I grew up playing competitive team sports. I know what it means to struggle to maintain a good attitude or to let your attitude get the best of you. I know how it feels to have a negative attitude affect your performance--I've been there. I remember being out on the volleyball court in middle school and making a couple bad plays. After that it was so hard to get my head back in the game.
The best thing for me during those times were my teammates. They were encouraging; they patted me on the back, they gave me high fives, they built me up over and over. And I got through it.
As I went through school and graduated from college I got away from organized sports. It was hard to find friends to play with, and even harder to find the time. But I had a dog, and something was missing from my life...then I found agility.
While Bentley has been an amazing partner, he is truly forgiving. When we first started, everything was just for fun. I remember crying the first time we were awarded a Q--previously just finishing a run was exhilarating. My expectations were low, and my attitude was always (well, almost always!) positive because we consistently exceeded my expectations.
Then Lexi came along, and reminded me what true passion and teamwork is about.

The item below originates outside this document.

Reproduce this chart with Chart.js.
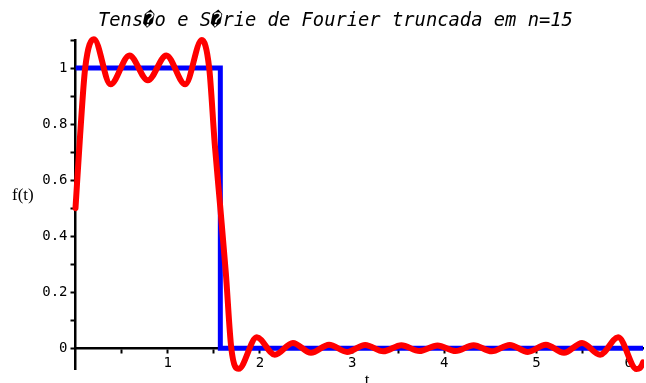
<!DOCTYPE html>
<html>
<head>
<meta charset="utf-8">
<script src="https://cdn.jsdelivr.net/npm/chart.js@4.4.1/dist/chart.umd.min.js"></script>
<style>
  body { margin: 0; background: #fff; }
  #wrap { width: 646px; height: 383px; position: relative; }
</style>
</head>
<body>
<div id="wrap"><canvas id="chart"></canvas></div>
<script>
// square wave (blue)
var blueT = [0, 1.5708, 1.5708, 6.2832];
var blueF = [1, 1, 0, 0];

// truncated Fourier series, n=15 (red)
var redT = [0, 0.05, 0.105, 0.2, 0.38, 0.585, 0.785, 0.985, 1.19, 1.37, 1.45, 1.51, 1.571, 1.63, 1.69,
            1.77, 1.966, 2.162, 2.358, 2.554, 2.75, 2.946, 3.142, 3.338, 3.534, 3.73, 3.926,
            4.122, 4.318, 4.514, 4.71, 4.906, 5.102, 5.298, 5.494, 5.69, 5.886, 6.085,
            6.155, 6.22, 6.283];
var redF = [0.5, 0.76, 1.0, 1.103, 0.942, 1.045, 0.956, 1.045, 0.942, 1.1, 1.0, 0.73, 0.5, 0.27, 0.0,
            -0.073, 0.039, -0.023, 0.019, -0.016, 0.013, -0.013, 0.012, -0.011, 0.011, -0.01, 0.01,
            -0.01, 0.011, -0.011, 0.012, -0.013, 0.013, -0.016, 0.019, -0.023, 0.039, -0.074,
            -0.05, 0.2, 0.5];

var xTickValues = [0.5, 1, 1.5, 2, 2.5, 3, 3.5, 4, 4.5, 5, 5.5, 6];
var xTickLabels = ['', '1', '', '2', '', '3', '', '4', '', '5', '', '6'];
var yTickValues = [0, 0.1, 0.2, 0.3, 0.4, 0.5, 0.6, 0.7, 0.8, 0.9, 1, 1.1];
var yTickLabels = ['0', '', '0.2', '', '0.4', '', '0.6', '', '0.8', '', '1', ''];

var title = 'Tens\uFFFDo e S\uFFFDrie de Fourier truncada em n=15';

function pts(xs, ys) {
    return xs.map((x, i) => ({x: x, y: ys[i]}));
}

const textPlugin = {
    id: 'texts',
    afterDraw(chart) {
        const c = chart.ctx;
        c.save();
        c.fillStyle = '#000';
        c.textBaseline = 'alphabetic';
        c.textAlign = 'left';
        c.font = 'oblique 18.8px "DejaVu Sans Mono"';
        c.fillText(title, 98, 25.5);
        c.font = '17px "Liberation Serif"';
        c.fillText('f(t)', 12, 200);
        c.textAlign = 'center';
        c.fillText('t', 367, 385);
        c.restore();
    }
};

const tickFont = {family: 'DejaVu Sans Mono', size: 14};

new Chart(document.getElementById('chart'), {
    type: 'line',
    data: {
        datasets: [{
            data: pts(redT, redF),
            borderColor: '#ff0000',
            borderWidth: 6,
            pointRadius: 0,
            cubicInterpolationMode: 'monotone',
            borderCapStyle: 'round',
            borderJoinStyle: 'round',
            clip: {left: 5, top: 5, right: 1, bottom: 8},
            fill: false
        }, {
            data: pts(blueT, blueF),
            borderColor: '#0000ff',
            borderWidth: 5,
            pointRadius: 0,
            tension: 0,
            borderJoinStyle: 'miter',
            fill: false
        }]
    },
    options: {
        responsive: true,
        maintainAspectRatio: false,
        animation: false,
        layout: { padding: { left: 0, right: 3, top: 40, bottom: 13.7 } },
        plugins: { legend: { display: false }, tooltip: { enabled: false }, title: { display: false } },
        scales: {
            x: {
                type: 'linear',
                min: 0,
                max: 6.155,
                position: { y: 0 },
                z: 1,
                afterBuildTicks: s => { s.ticks = xTickValues.map(v => ({value: v})); },
                ticks: {
                    autoSkip: false, maxRotation: 0, padding: 3, color: '#000', font: tickFont,
                    callback: (v, i) => xTickLabels[i]
                },
                grid: { drawOnChartArea: false, drawTicks: true, tickLength: 4, tickWidth: 2, tickColor: '#000' },
                border: { display: true, color: '#000', width: 2.5 }
            },
            y: {
                type: 'linear',
                min: -0.075,
                max: 1.1,
                position: 'left',
                z: 1,
                afterFit: s => { s.width = 75.5; },
                afterBuildTicks: s => { s.ticks = yTickValues.map(v => ({value: v})); },
                ticks: {
                    autoSkip: false, padding: 3, color: '#000', font: tickFont,
                    callback: (v, i) => yTickLabels[i]
                },
                grid: { drawOnChartArea: false, drawTicks: true, tickLength: 5, tickWidth: 2, tickColor: '#000' },
                border: { display: true, color: '#000', width: 2.5 }
            }
        }
    },
    plugins: [textPlugin]
});
</script>
</body>
</html>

It's about attitude. It's about building each other up and being encouraging. It's about "high fiving" your teammates to put your head back in the game. It took me a long time to re-learn this lesson. And actually, blogging helped me do that.
I know that Lexi has a tremendous amount of potential, and my emotions became very closely tied to our success. When we did well, I was up! When we did poorly, I was down. I felt like no one understood, and there was no one there to build me up again (whether I was blaming myself or my dog). Someone posted a comment on my blog that I was setting my expectations too high and not being fair to myself or my dog...and it gave me pause. And I realized...all along someone was there. Someone did understand. And someone was trying to help me adjust my attitude just like my teammates in middle school did. It was my partner, it was my dog.
Why was I letting one letter--"Q"--determine my success? Why was I letting a less than perfect run prevent me from being happy? My attitude had to change because it wasn't fair anymore. Lexi kept trying to give me a "high five" and "encourage me" to get my head back in the game, but I wasn't listening. And that wasn't right.
For our next trial, I wrote on my hand "No matter what happens, I'm taking the best dogs home" because I truly believe it. I wouldn't trade them for the best dogs in the sport. They are mine--successes, triumphs and even mistakes. This is a journey that we are taking together. We have a responsibility to each other as teammates to build each other up, even when we're feeling down, and I hope that I never again forget the lessons I learned in middle school sports.
My dog and I, we're in this together, and our bond is a success no matter what the score sheet says--and that's the attitude I'd like to maintain as long as I live.